I. Einleitung
Hubertus von Morr1: „Ich habe bei der Tagung, die wir an der Universität Luxemburg hatten, gesagt, dass ich den Eindruck habe, dass das Deutsche hier in Luxemburg zurückgeht. Daraufhin hat mir Charles Berg in seinem Beitrag geantwortet und das fand ich sehr prägend:
„Das Deutsche in Luxemburg ist wie ein Eisberg. Der größte Teil ist unter Wasser.“
Das fand ich sehr gut. Das können Sie in der Arbeit verwenden. Das ist eine sehr geistreiche Bemerkung. […] Ja, es ist mehr da, als der oberflächliche Besucher so glaubt. Wenn hier die Busse ankommen und die Touristen gehen in die Stadt, dann treffen die da erst mal auf Französisch. Das nehmen die nicht wahr. Also das scheint mir die Lage sehr gut zu beschreiben. Ich habe ihm dann geantwortet, dass im Zeichen des Klimawandels Eisberge schmelzen.“ [lacht]
F.S.: „Daran habe ich jetzt auch gedacht.“
Die Eisberg-Metapher vereint zwei Aspekte, die die vorliegende Arbeit von Anfang an begleiteten: die vielfach unsichtbare Stellung der deutschen Sprache in Luxemburg und der oft geäußerte Eindruck, dass ihre Bedeutung im Land abnehme.
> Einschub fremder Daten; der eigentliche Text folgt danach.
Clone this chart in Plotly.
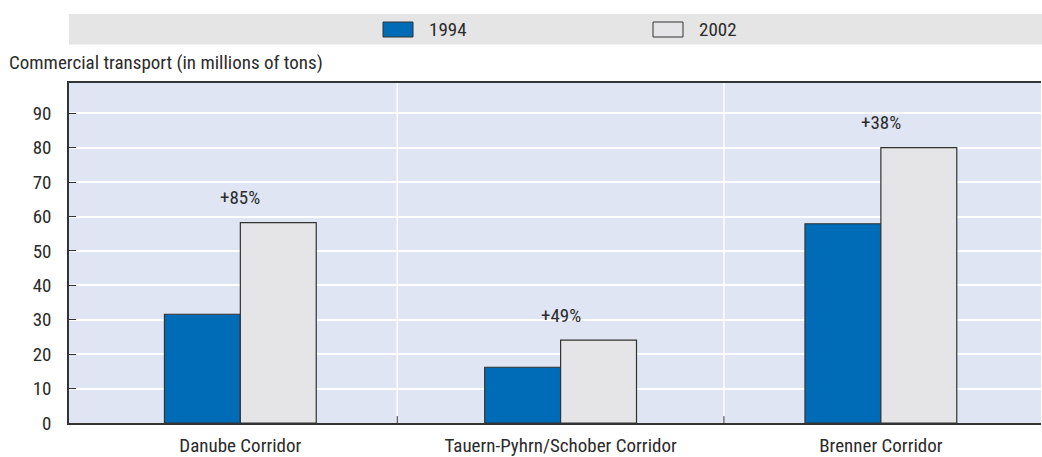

Aus Sicht der Gesetzgebung ist Luxemburg heute ein dreisprachiges Land. Am 24. Februar 1984 wurde in der loi sur le régime des langues festgeschrieben, dass das Lëtzebuergesche die Nationalsprache der Luxemburger ist. Die Sprache, die im Bewusstsein ihrer Sprecher längst National- und Muttersprache war, wurde damit auch offiziell über die beiden anderen Landessprachen erhoben. In Artikel II. des Gesetzes wurde die französische Sprache zur rechtsetzenden Sprache erklärt. Erst der dritte Artikel erwähnte ein Vorkommen der deutschen Sprache in Luxemburg. Es wurde vermerkt, dass Französisch, Deutsch und Luxemburgisch als Verwaltungs- und Gerichtssprachen im Land zugelassen sind. Der kommunikative Wert, welcher die deutsche Sprache hat, wurde damit anerkannt – mehr aber auch nicht (Kapitel VIII).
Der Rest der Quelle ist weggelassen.